There’s plenty of work to do but, despite the urgency, it is not a sprint but a longer-term strategy.

SS: Which sounds like it suits you because I understand you’re a serious long-distance runner, right?

RS: I’ve loved running since I was 12 and my goal is to always be in marathon shape, so if you told me there was a marathon this Saturday, I’d be able to go run it with you. I love it. I run 5 days per week and somewhere between 2 and 6 marathons a year. You know, last year, at mile 21 of the North Country Trail Marathon in Michigan, I fell and cracked my left clavicle. Three months later, I was back running a marathon in Arkansas. So, yeah, I guess you could say I’m a pretty dedicated runner. Now, since moving to Washington D.C., I’ve been enjoying Rock Creek Park: it’s a runner’s paradise with beautiful trails and babbling brooks. You startle deer; you hear the birds tweeting. I go crazy there every morning. I’ve run as many as 16 miles before work and come in energized, happy, buzzing, and ready for action.

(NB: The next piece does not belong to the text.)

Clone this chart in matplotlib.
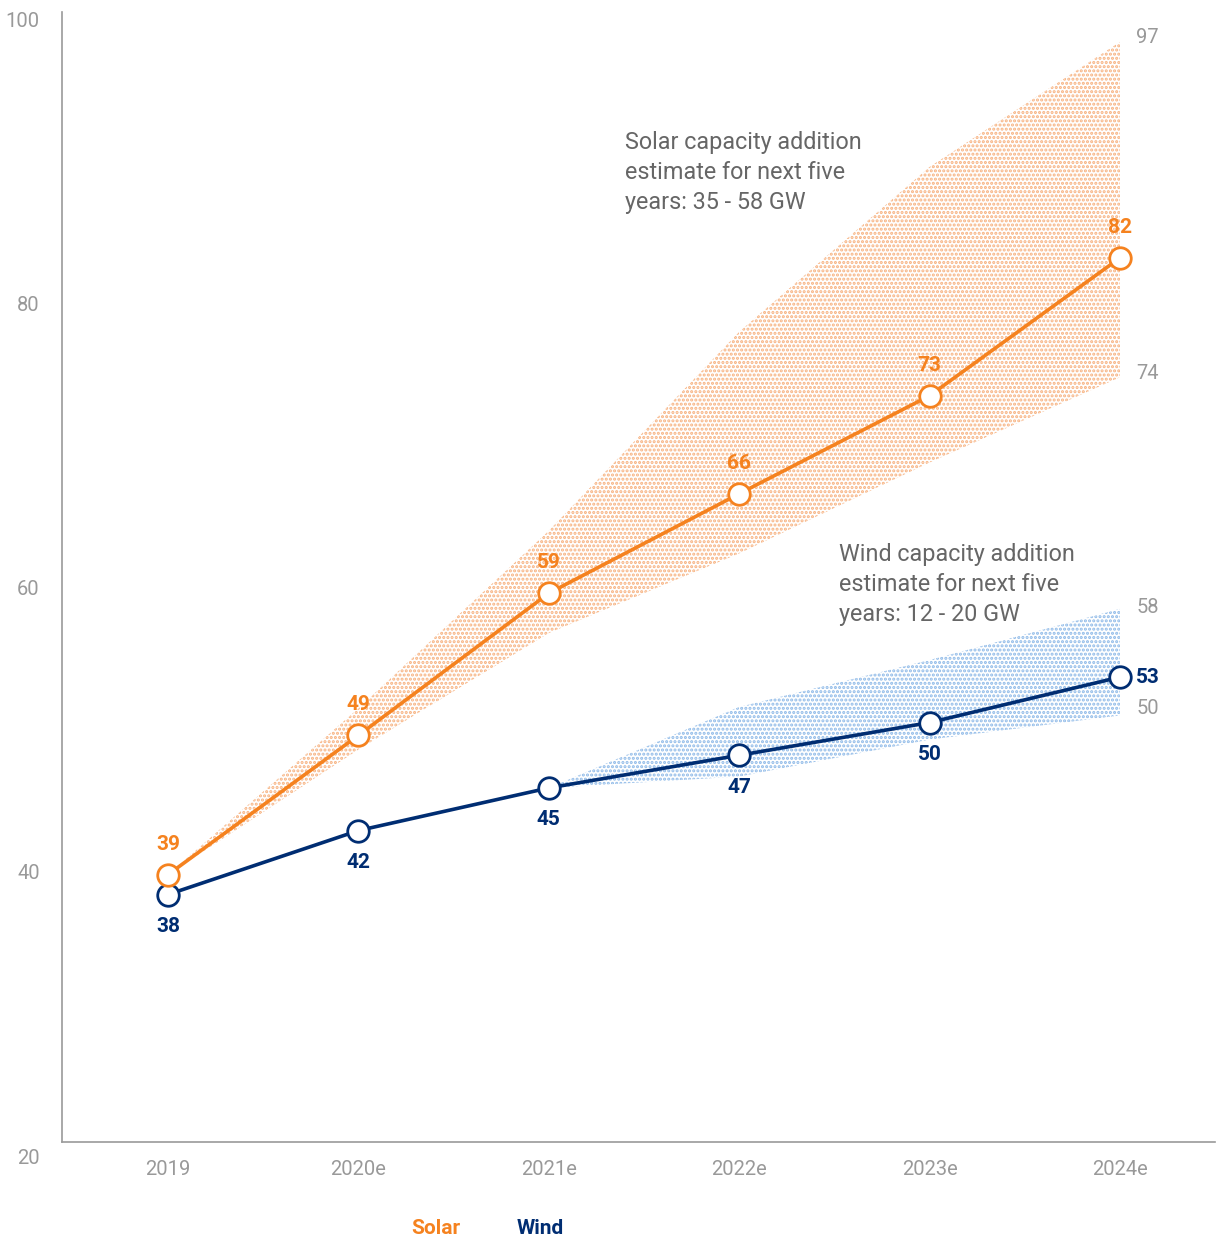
import matplotlib
matplotlib.use("Agg")
import matplotlib.pyplot as plt

plt.rcParams['font.family'] = ['Roboto', 'DejaVu Sans']
plt.rcParams['hatch.linewidth'] = 1.5

# ---- data ----
years = ["2019", "2020e", "2021e", "2022e", "2023e", "2024e"]
solar = [39.8, 49.6, 59.6, 66.6, 73.5, 83.2]
wind = [38.4, 42.9, 45.9, 48.2, 50.5, 53.7]
solar_labels = ["39", "49", "59", "66", "73", "82"]
wind_labels = ["38", "42", "45", "47", "50", "53"]

solar_band_x = [0, 1, 2, 3, 4, 5]
solar_band_hi = [39.8, 51.5, 64.0, 78.0, 89.6, 98.4]
solar_band_lo = [39.8, 48.6, 56.8, 62.4, 68.8, 74.8]
solar_band_labels = ["97", "74"]

wind_band_x = [2, 3, 4, 5]
wind_band_hi = [45.9, 51.6, 54.9, 58.5]
wind_band_lo = [45.9, 46.7, 49.3, 51.0]
wind_band_labels = ["58", "50"]

y_ticks = [20, 40, 60, 80, 100]
solar_note = "Solar capacity addition\nestimate for next five\nyears: 35 - 58 GW"
wind_note = "Wind capacity addition\nestimate for next five\nyears: 12 - 20 GW"

# ---- style ----
ORANGE = "#F5821F"
NAVY = "#002D72"
ORANGE_DOT = "#F7B280"
BLUE_DOT = "#8FBAE8"
GREY = "#999999"
NOTE_GREY = "#666666"

W, H = 1219, 1239
fig = plt.figure(figsize=(W / 100, H / 100), dpi=100)
ax = fig.add_axes([62 / W, (H - 1156) / H, (1215 - 62) / W, (1156 - 12) / H])

x = list(range(len(years)))
ax.set_xlim(-0.557, 5.499)
ax.set_ylim(20, 100.5)

# bands
ax.fill_between(solar_band_x, solar_band_lo, solar_band_hi, facecolor="none",
                edgecolor=ORANGE_DOT, linewidth=0, hatch="....", zorder=1)
ax.fill_between(wind_band_x, wind_band_lo, wind_band_hi, facecolor="none",
                edgecolor=BLUE_DOT, linewidth=0, hatch="....", zorder=1)

# lines
ax.plot(x, wind, color=NAVY, lw=2.6, marker="o", ms=15.5, mfc="white",
        mec=NAVY, mew=2.0, zorder=3)
ax.plot(x, solar, color=ORANGE, lw=2.6, marker="o", ms=15.5, mfc="white",
        mec=ORANGE, mew=2.0, zorder=4)

LBL = 15
# data labels
for i, (v, lab) in enumerate(zip(solar, solar_labels)):
    ax.annotate(lab, (i, v), xytext=(0, 22), textcoords="offset points",
                ha="center", va="center", color=ORANGE, fontsize=LBL,
                fontweight="bold", zorder=5)
for i, (v, lab) in enumerate(zip(wind, wind_labels)):
    if i == len(wind) - 1:
        ax.annotate(lab, (i, v), xytext=(20, 0), textcoords="offset points",
                    ha="center", va="center", color=NAVY, fontsize=LBL,
                    fontweight="bold", zorder=5)
    else:
        ax.annotate(lab, (i, v), xytext=(0, -23), textcoords="offset points",
                    ha="center", va="center", color=NAVY, fontsize=LBL,
                    fontweight="bold", zorder=5)

# band end labels
TK = 14.5
ax.annotate(solar_band_labels[0], (5, solar_band_hi[-1]), xytext=(20, 3),
            textcoords="offset points", ha="center", va="center",
            color=GREY, fontsize=TK)
ax.annotate(solar_band_labels[1], (5, solar_band_lo[-1]), xytext=(20, 3),
            textcoords="offset points", ha="center", va="center",
            color=GREY, fontsize=TK)
ax.annotate(wind_band_labels[0], (5, wind_band_hi[-1]), xytext=(20, 1),
            textcoords="offset points", ha="center", va="center",
            color=GREY, fontsize=TK)
ax.annotate(wind_band_labels[1], (5, wind_band_lo[-1]), xytext=(20, 5),
            textcoords="offset points", ha="center", va="center",
            color=GREY, fontsize=TK)

# notes
ax.text(2.40, 89.2, solar_note, ha="left", va="center", color=NOTE_GREY,
        fontsize=16.8, linespacing=1.4)
ax.text(3.524, 60.2, wind_note, ha="left", va="center", color=NOTE_GREY,
        fontsize=16.8, linespacing=1.4)

# axes styling
for s in ["top", "right"]:
    ax.spines[s].set_visible(False)
spine_y = 100 - (1142 - 19) / 14.21
ax.spines["bottom"].set_position(("data", spine_y))
ax.spines["left"].set_bounds(spine_y, 100.5)
for s in ["bottom", "left"]:
    ax.spines[s].set_color("#9a9a9a")
    ax.spines[s].set_linewidth(1.2)

ax.set_xticks(x)
ax.set_xticklabels(years)
ax.set_yticks(y_ticks)
ax.set_yticklabels([str(t) for t in y_ticks])
ax.tick_params(axis="x", length=0, pad=13, labelsize=TK, labelcolor=GREY)
ax.tick_params(axis="y", length=0, pad=16, labelsize=TK, labelcolor=GREY)

# legend as text
fig.text(436 / W, 1 - 1229 / H, "Solar", color=ORANGE, fontsize=15,
         fontweight="bold", ha="center", va="center")
fig.text(540 / W, 1 - 1229 / H, "Wind", color=NAVY, fontsize=15,
         fontweight="bold", ha="center", va="center")

fig.savefig("out.png", dpi=100)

Before joining UCS as the senior scientist and director of the Food & Environment Program, Ricardo Salvador served as a program officer for Food, Health, and Wellbeing with the W.K. Kellogg Foundation. Dr. Salvador earned his undergraduate degree in agricultural science from New Mexico State University. He holds an M. S. and Ph. D. in crop production and physiology from Iowa State University.